(Entries with chart source code)

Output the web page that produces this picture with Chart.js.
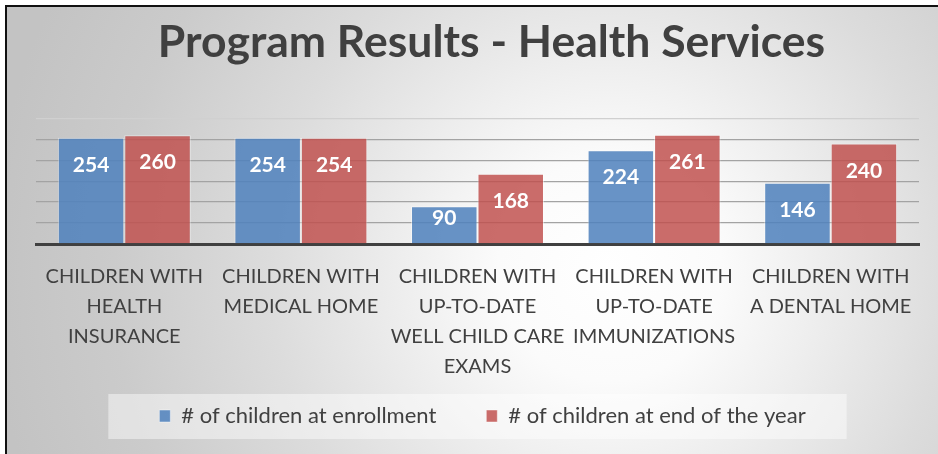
<!DOCTYPE html>
<html>
<head>
<meta charset="utf-8">
<title>Program Results - Health Services</title>
<script src="https://cdn.jsdelivr.net/npm/chart.js@4.4.1/dist/chart.umd.min.js"></script>
<style>
  html, body { margin: 0; padding: 0; background: #fff; }
  #wrap { width: 938px; height: 454px; position: relative; }
</style>
</head>
<body>
<div id="wrap"><canvas id="chart"></canvas></div>
<script>
// ===== DATOS =====
const categories = [
  ['CHILDREN WITH', 'HEALTH', 'INSURANCE'],
  ['CHILDREN WITH', 'MEDICAL HOME'],
  ['CHILDREN WITH', 'UP-TO-DATE', 'WELL CHILD CARE', 'EXAMS'],
  ['CHILDREN WITH', 'UP-TO-DATE', 'IMMUNIZATIONS'],
  ['CHILDREN WITH', 'A DENTAL HOME']
];
const atEnrollment = [254, 254, 90, 224, 146];
const atEndOfYear = [260, 254, 168, 261, 240];
const seriesNames = ['# of children at enrollment', '# of children at end of the year'];

const TEXT = '#404040';

// fondo degradado, marco y caja de la leyenda
const backgroundPlugin = {
  id: 'background',
  afterLayout(chart) {
    // las etiquetas del eje x bajan por encima de la leyenda: ampliar el recorte
    chart.scales.x.bottom = chart.height;
    // título y leyenda van algo desplazados a la derecha
    chart.titleBlock.left += 14;
    chart.titleBlock.right += 14;
    chart.legend.left += 5;
    chart.legend.right += 5;
  },
  beforeDraw(chart) {
    const { ctx, width, height } = chart;
    ctx.save();
    ctx.fillStyle = '#ffffff';
    ctx.fillRect(0, 0, width, height);
    const g = ctx.createRadialGradient(610, 270, 0, 610, 270, 620);
    g.addColorStop(0, '#ffffff');
    g.addColorStop(0.18, '#fbfbfb');
    g.addColorStop(0.55, '#dcdcdc');
    g.addColorStop(0.8, '#cbcbcb');
    g.addColorStop(1, '#c3c3c3');
    ctx.fillStyle = g;
    ctx.fillRect(6, 6, width - 6, height - 6);
    ctx.fillStyle = '#111';
    ctx.fillRect(5, 5, width - 5, 2);
    ctx.fillRect(5, 5, 2, height - 5);

    const boxes = chart.legend.legendHitBoxes;
    if (boxes && boxes.length) {
      const first = boxes[0];
      const last = boxes[boxes.length - 1];
      const cy = first.top + first.height / 2;
      const x0 = first.left - 51;
      const x1 = last.left + last.width + 41;
      ctx.fillStyle = 'rgba(255,255,255,0.45)';
      ctx.fillRect(x0, cy - 22, x1 - x0, 45);
    }
    ctx.restore();
  }
};

// etiquetas de valor dentro de las barras
const valueLabels = {
  id: 'valueLabels',
  afterDatasetsDraw(chart) {
    const { ctx } = chart;
    ctx.save();
    ctx.fillStyle = '#ffffff';
    ctx.font = 'bold 21px Lato';
    ctx.textAlign = 'center';
    ctx.textBaseline = 'middle';
    chart.data.datasets.forEach((ds, i) => {
      chart.getDatasetMeta(i).data.forEach((bar, j) => {
        const y = Math.min(bar.y + 27.5, bar.base - 25);
        ctx.fillText(String(ds.data[j]), bar.x, y);
      });
    });
    ctx.restore();
  }
};

new Chart(document.getElementById('chart'), {
  type: 'bar',
  data: {
    labels: categories,
    datasets: [
      {
        label: seriesNames[0],
        data: atEnrollment,
        backgroundColor: 'rgba(79,129,189,0.86)',
        borderColor: 'rgba(255,255,255,0.45)',
        borderWidth: 1
      },
      {
        label: seriesNames[1],
        data: atEndOfYear,
        backgroundColor: 'rgba(192,80,77,0.84)',
        borderColor: 'rgba(255,255,255,0.45)',
        borderWidth: 1
      }
    ]
  },
  options: {
    responsive: true,
    maintainAspectRatio: false,
    animation: false,
    categoryPercentage: 0.753,
    barPercentage: 1,
    layout: { padding: { left: 36, right: 19, top: 0, bottom: 17 } },
    plugins: {
      title: {
        display: true,
        text: 'Program Results - Health Services',
        color: TEXT,
        font: { family: 'Lato', size: 44.5, weight: 'bold' },
        padding: { top: 16, bottom: 49 }
      },
      legend: {
        position: 'bottom',
        labels: {
          color: TEXT,
          font: { family: 'Lato', size: 22 },
          boxWidth: 11,
          boxHeight: 12,
          padding: 50
        }
      },
      tooltip: { enabled: false }
    },
    scales: {
      x: {
        grid: { display: false },
        border: { color: TEXT, width: 3 },
        ticks: {
          color: TEXT,
          font: { family: 'Lato', size: 20, lineHeight: 1.5 },
          padding: 10,
          maxRotation: 0,
          autoSkip: false
        },
        afterFit(scale) { scale.height = 111; }
      },
      y: {
        min: 0,
        max: 300,
        ticks: { display: false, stepSize: 50 },
        border: { display: false },
        grid: {
          drawTicks: false,
          lineWidth: 1.3,
          color: (c) => c.tick.value === 0 ? 'transparent' : (c.tick.value === 300 ? '#d0d0d0' : '#a3a3a3')
        }
      }
    }
  },
  plugins: [backgroundPlugin, valueLabels]
});
</script>
</body>
</html>
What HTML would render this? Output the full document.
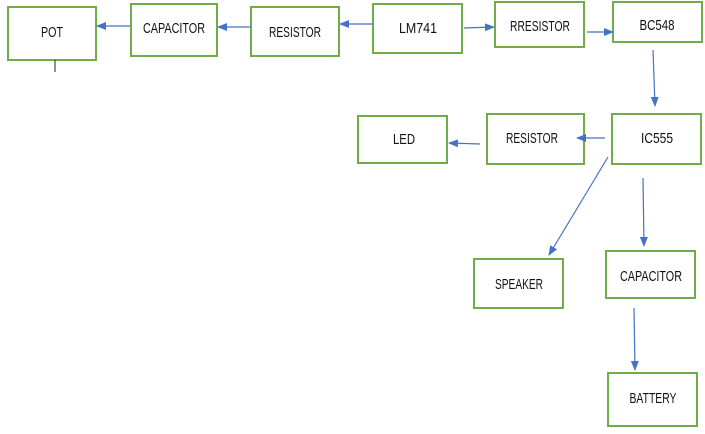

Stated task: Give again exactly the lines running from the beginning of the material above through the line that contains "const TEXT = '#404040';", and leave out every picture.

Answer to the problem:
Output the web page that produces this picture with Chart.js.
<!DOCTYPE html>
<html>
<head>
<meta charset="utf-8">
<title>Program Results - Health Services</title>
<script src="https://cdn.jsdelivr.net/npm/chart.js@4.4.1/dist/chart.umd.min.js"></script>
<style>
  html, body { margin: 0; padding: 0; background: #fff; }
  #wrap { width: 938px; height: 454px; position: relative; }
</style>
</head>
<body>
<div id="wrap"><canvas id="chart"></canvas></div>
<script>
// ===== DATOS =====
const categories = [
  ['CHILDREN WITH', 'HEALTH', 'INSURANCE'],
  ['CHILDREN WITH', 'MEDICAL HOME'],
  ['CHILDREN WITH', 'UP-TO-DATE', 'WELL CHILD CARE', 'EXAMS'],
  ['CHILDREN WITH', 'UP-TO-DATE', 'IMMUNIZATIONS'],
  ['CHILDREN WITH', 'A DENTAL HOME']
];
const atEnrollment = [254, 254, 90, 224, 146];
const atEndOfYear = [260, 254, 168, 261, 240];
const seriesNames = ['# of children at enrollment', '# of children at end of the year'];

const TEXT = '#404040';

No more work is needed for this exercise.